Trackers is a duology of children's novels by American writer Patrick Carman. The eponymous first book in the series was published in 2010, followed by a second entry Shantorian in 2011.

The series contains an interactive component, as readers are directed to visit a Trackers website, where they can access additional media such as video.

==Synopsis==
The series follows a group of four tech-savvy friends who band together to test out their new technology. Calling themselves the Trackers, the group finds themselves in trouble when their team is infiltrated. Their research brings them to a group called the ISD, the Internet Security Directive, which begs them to join them in their quest to defeat and capture a former ISD member, the hacker Shantorian.

== Books ==
- Trackers (2010)
- Shantorian (2011)

== Publication ==
The first entry in the series, Trackers, was first published in print and ebook format in the United States in 2010, through Scholastic. The second book, Shantorian, was published the following year, also through Scholastic.

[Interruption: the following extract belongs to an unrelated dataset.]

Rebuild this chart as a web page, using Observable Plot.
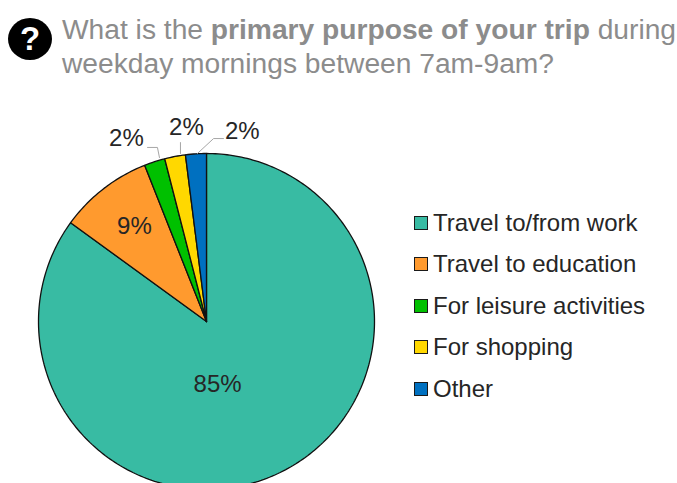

A French language translation of both entries in the Trackers series was published in 2012 and 2013, respectively, through Bayard jeunesse.

== Development ==
When developing the series Carman chose to implement an interactive component to the series. At several points during the novels readers are given the option to visit a website where they can compete against each other in mini-games or view videos. Carman opted for this as he felt that children would not find stopping and starting a read as disruptive, as "that's the way they're wired". The mini-games, dubbed 'missions' on the website, became a popular part of the website, with some scores becoming so high that the creative team had to investigate to ensure that the scores were not a result of hacking.

There are currently no plans to write a third entry in the series; Carman ended the second novel, Shantorian, with a letter from the character Adam that provided an end to the story.